Esiarambatsi  Health Centre is one of the facilities supported by the project and is implementing StBA to improve quality of care in ANC/PNC services. Following the training of ANC and PNC healthcare workers on StBA in March 2023, a multidisciplinary QI team, consisting of 12 members from all the facility’s departments was formed. This QI team is chaired by the facility in charge and conducts monthly meetings to review the progress of quality improvement initiatives applying the StBA steps.

Prioritization of screening for anaemia in pregnancy

During the second meeting held in April 2023, the team identified three key challenges facing the facility: Low number of pregnant women attending at least 4 ANC visits, low number of women attending postnatal check-ups at 2 weeks, and low proportion of women screened for anaemia in pregnancy. Using a prioritization matrix, low screening for anaemia in pregnancy emerged as a priority problem which was linked to MNH QOC standard 1.2.4 All women attending ANC are screened for anaemia and if anaemic treated.
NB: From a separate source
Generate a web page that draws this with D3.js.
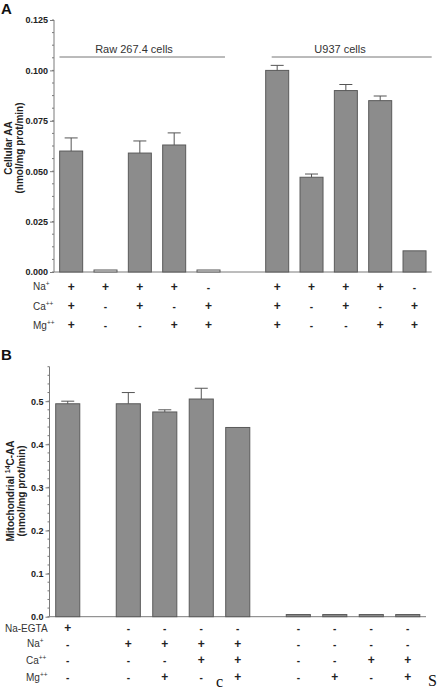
<!DOCTYPE html>
<html>
<head>
<meta charset="utf-8">
<script src="https://cdn.jsdelivr.net/npm/d3@7"></script>
<style>
  html, body { margin: 0; padding: 0; background: #fff; }
  svg { display: block; font-family: Arial, "Liberation Sans", sans-serif; }
</style>
</head>
<body>
<svg id="chart" width="439" height="693"></svg>
<script>
// ---------------- Panel A data ----------------
const groupNamesA = ["Raw 267.4 cells", "U937 cells"];
const rawValues  = [0.060, 0.001, 0.059, 0.063, 0.001];
const rawErrors  = [0.0065, 0, 0.006, 0.006, 0];
const u937Values = [0.100, 0.047, 0.090, 0.085, 0.0105];
const u937Errors = [0.0025, 0.0016, 0.003, 0.0023, 0];
const rowLabelsA = [["Na", "+"], ["Ca", "++"], ["Mg", "++"]];
const naA = ["+", "+", "+", "+", "-", "+", "+", "+", "+", "-"];
const caA = ["+", "-", "+", "-", "+", "+", "-", "+", "-", "+"];
const mgA = ["+", "-", "-", "+", "+", "+", "-", "-", "+", "+"];
const ticksA = [0, 0.025, 0.05, 0.075, 0.1, 0.125];
const yTitleA = ["Cellular AA", "(nmol/mg prot/min)"];

// ---------------- Panel B data ----------------
const valuesB = [0.494, 0.494, 0.475, 0.505, 0.439, 0.005, 0.005, 0.005, 0.005];
const errorsB = [0.006, 0.026, 0.005, 0.025, 0, 0, 0, 0, 0];
const groupSizesB = [1, 4, 4];
const rowLabelsB = [["Na-EGTA", ""], ["Na", "+"], ["Ca", "++"], ["Mg", "++"]];
const egtaB = ["+", "-", "-", "-", "-", "-", "-", "-", "-"];
const naB   = ["-", "+", "+", "+", "+", "-", "-", "-", "-"];
const caB   = ["-", "-", "-", "+", "+", "-", "-", "+", "+"];
const mgB   = ["-", "-", "+", "-", "+", "-", "+", "-", "+"];
const ticksB = [0, 0.1, 0.2, 0.3, 0.4, 0.5];

// ---------------- helpers ----------------
const svg = d3.select("#chart");
const BAR_FILL = "#8c8c8c", BAR_STROKE = "#5a5a5a", AXIS = "#7a7a7a", TXT = "#222";

function slotPositions(sizes, gap) {
  const pos = []; let p = 0;
  sizes.forEach((n, g) => {
    if (g > 0) p += gap - 1;
    for (let i = 0; i < n; i++) { pos.push(p); p += 1; }
  });
  return pos;
}

function drawPanel(cfg) {
  const g = svg.append("g");
  const pos = slotPositions(cfg.sizes, cfg.gap);
  const last = pos[pos.length - 1];
  const x = d3.scaleLinear().domain([-0.5, last + 0.5]).range([cfg.x0, cfg.x1]);
  const y = d3.scaleLinear().domain(cfg.yDomain).range([cfg.yBottom, cfg.yTop]);
  const step = x(1) - x(0);
  const bw = step * cfg.barFrac;

  // minor ticks
  g.append("g").selectAll("line").data(d3.range(cfg.yDomain[0], cfg.yDomain[1] + 1e-9, cfg.minor))
    .join("line")
    .attr("x1", cfg.x0 - 2).attr("x2", cfg.x0)
    .attr("y1", d => y(d)).attr("y2", d => y(d))
    .attr("stroke", AXIS).attr("stroke-width", 1);

  // y axis
  const ax = g.append("g").attr("transform", `translate(${cfg.x0},0)`)
    .call(d3.axisLeft(y).tickValues(cfg.ticks).tickFormat(d3.format(cfg.fmt)).tickSize(4).tickPadding(2));
  ax.select(".domain").attr("stroke", AXIS).attr("d", `M-0,${cfg.yBottom}V${cfg.yTop}`);
  ax.selectAll(".tick line").attr("stroke", AXIS);
  ax.selectAll(".tick text").attr("fill", TXT).attr("font-size", 9).attr("font-weight", "bold");

  // x axis baseline
  g.append("line").attr("x1", cfg.x0).attr("x2", cfg.x1)
    .attr("y1", cfg.yBottom).attr("y2", cfg.yBottom)
    .attr("stroke", AXIS).attr("stroke-width", 1);

  // bars
  const data = cfg.values.map((v, i) => ({ v, e: cfg.errors[i], p: pos[i] }));
  g.append("g").selectAll("rect").data(data).join("rect")
    .attr("x", d => x(d.p) - bw / 2)
    .attr("width", bw)
    .attr("y", d => y(d.v))
    .attr("height", d => y(0) - y(d.v))
    .attr("fill", d => d.v < cfg.lightBelow ? "#e8e8e8" : BAR_FILL)
    .attr("stroke", BAR_STROKE).attr("stroke-width", 1);

  // error bars
  const eb = g.append("g").selectAll("g").data(data.filter(d => d.e > 0)).join("g");
  eb.append("line").attr("x1", d => x(d.p)).attr("x2", d => x(d.p))
    .attr("y1", d => y(d.v)).attr("y2", d => y(d.v + d.e))
    .attr("stroke", "#555").attr("stroke-width", 1);
  eb.append("line").attr("x1", d => x(d.p) - 6.5).attr("x2", d => x(d.p) + 6.5)
    .attr("y1", d => y(d.v + d.e)).attr("y2", d => y(d.v + d.e))
    .attr("stroke", "#555").attr("stroke-width", 1);

  // condition table
  cfg.rows.forEach((row, r) => {
    const cy = cfg.rowY[r];
    const lab = g.append("text").attr("x", cfg.rowLabelX[r]).attr("y", cy + 3.5)
      .attr("font-size", 10).attr("fill", "#333");
    lab.append("tspan").text(cfg.rowLabels[r][0]);
    if (cfg.rowLabels[r][1]) {
      lab.append("tspan").attr("font-size", 6.5).attr("dy", -4).text(cfg.rowLabels[r][1]);
    }
    g.append("g").selectAll("text").data(row).join("text")
      .attr("x", (d, i) => x(pos[i]))
      .attr("y", cy + 4)
      .attr("text-anchor", "middle")
      .attr("font-size", d => d === "+" ? 12 : 10)
      .attr("font-weight", "bold")
      .attr("fill", "#222")
      .text(d => d === "+" ? "+" : "-");
  });

  // y title
  const tt = g.append("text")
    .attr("transform", `translate(${cfg.titleX},${cfg.titleY}) rotate(-90)`)
    .attr("text-anchor", "middle").attr("font-size", 10).attr("font-weight", "bold").attr("fill", "#222");
  cfg.title(tt);

  // panel letter
  g.append("text").attr("x", 1).attr("y", cfg.letterY)
    .attr("font-size", 15).attr("font-weight", "bold").attr("fill", "#111").text(cfg.letter);

  return { g, x, y, pos, step };
}

// ---------------- Panel A ----------------
const A = drawPanel({
  sizes: [rawValues.length, u937Values.length], gap: 2,
  x0: 54, x1: 431.7, yBottom: 272, yTop: 20, yDomain: [0, 0.125],
  ticks: ticksA, fmt: ".3f", minor: 0.00625, barFrac: 0.67,
  values: rawValues.concat(u937Values), errors: rawErrors.concat(u937Errors),
  lightBelow: 0.002,
  rows: [naA, caA, mgA], rowLabels: rowLabelsA, rowY: [286.7, 306, 325], rowLabelX: [33, 33, 33],
  titleX: 0, titleY: 148,
  title: t => {
    t.append("tspan").attr("x", 0).attr("dy", 11.5).text(yTitleA[0]);
    t.append("tspan").attr("x", 0).attr("dy", 11.5).text(yTitleA[1]);
  },
  letter: "A", letterY: 14
});

// group brackets for panel A
const lineOffsets = [[-0.34, 0.48], [-0.16, 0.5]];
let idx = 0;
groupNamesA.forEach((name, gi) => {
  const n = gi === 0 ? rawValues.length : u937Values.length;
  const first = A.pos[idx], lastP = A.pos[idx + n - 1];
  const mid = A.pos[idx + Math.floor(n / 2)];
  A.g.append("line")
    .attr("x1", A.x(first + lineOffsets[gi][0])).attr("x2", A.x(lastP + lineOffsets[gi][1]))
    .attr("y1", 57).attr("y2", 57).attr("stroke", "#777").attr("stroke-width", 1);
  A.g.append("text").attr("x", A.x(mid - 0.17)).attr("y", 53)
    .attr("text-anchor", "middle").attr("font-size", 11).attr("fill", "#333").text(name);
  idx += n;
});

// ---------------- Panel B ----------------
drawPanel({
  sizes: groupSizesB, gap: 1.66,
  x0: 49.5, x1: 426, yBottom: 616.7, yTop: 366.7, yDomain: [0, 0.58],
  ticks: ticksB, fmt: ".1f", minor: 0.02, barFrac: 0.66,
  values: valuesB, errors: errorsB, lightBelow: -1,
  rows: [egtaB, naB, caB, mgB], rowLabels: rowLabelsB, rowY: [628, 643.5, 660, 677],
  rowLabelX: [5, 27, 26, 26],
  titleX: 2, titleY: 491,
  title: t => {
    const l1 = t.append("tspan").attr("x", 0).attr("dy", 11.5);
    l1.append("tspan").text("Mitochondrial ");
    l1.append("tspan").attr("font-size", 7).attr("dy", -4).text("14");
    l1.append("tspan").attr("dy", 4).text("C-AA");
    t.append("tspan").attr("x", 0).attr("dy", 11).text("(nmol/mg prot/min)");
  },
  letter: "B", letterY: 360
});

// stray characters visible at the bottom of the source image
svg.append("text").attr("x", 216).attr("y", 687).attr("font-family", "'Liberation Serif', serif")
  .attr("font-size", 16).attr("fill", "#111").text("c");
svg.append("text").attr("x", 428).attr("y", 686).attr("font-family", "'Liberation Serif', serif")
  .attr("font-size", 16).attr("fill", "#111").text("S");
</script>
</body>
</html>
Photo of the scoring matrix used to prioritize problems / credit: LSTM Kenya

Measurement 1: Baseline assessment

Measurement one aimed to assess current practices before interventions were made. The data was collected retrospectively for three months to measure the standard 1.2.4. The team reviewed the mother-child booklets and laboratory registers for the three baseline months (April to June 2023) using a standardized data collection tool 1.2.4. Data was collected from a sample of 50 women attending ANC clinic in July 2023. The team then analysed the data.

Feedback, identifying changes needed and implementing changes

The findings were disseminated to the facility team for buy-in. The findings showed that only  40% (n=20) of women attending ANC were being screened for anaemia. Root cause analysis revealed that there was inadequate preconception care, frequent stockouts of reagents in the laboratory, and lack of job aids for anaemia screening and treatment in the ANC. A target was set to screen at least 80% of pregnant women attending ANC at the facility.

The following actions were established and implemented to reach the target: (i) screening all women attending ANC for anaemia, (ii) providing health education on nutrition and balanced diet, (iii) improving pre-conception care, (iv) maintaining sufficient stock of cuvettes and reagents, (v) administering iron and folic acid supplements to women with haemoglobin levels below 11g/dl, and (vi) documenting test results in the women's ANC booklet and laboratory registers. The implementation process took three months.

Anaemia screening action plan developed by QI team / credit: LSTM Kenya

Measurement 2: Post-implementation assessment

After three months of implementation, measurement 2 was taken for three completed months (October, November, and December 2023) using the same methodology, data collection tool, and sample size as the baseline. The findings showed an improvement in the proportion of clients screened for anaemia in ANC from 40% to 90% at measurement 2. Although this was above the set target (80%), the aim is to achieve 100% of all women attending ANC screened for anaemia in pregnancy.

Effect of QI intervention on anaemia screening in pregnancy at Esiarambatsi HC / credit: LSTM Kenya

Conclusion

Standards-based audits and intervention cycle was effective and resulted in improved proportion of women screened for anaemia in pregnancy. Application of this QI approach has the potential to improve the coverage and quality of care for women seeking pregnancy and childbirth services leading to better maternal and newborn health outcomes. Additional investments are needed to scale up StBA interventions to close the gap between coverage and outcomes for maternal and newborn health.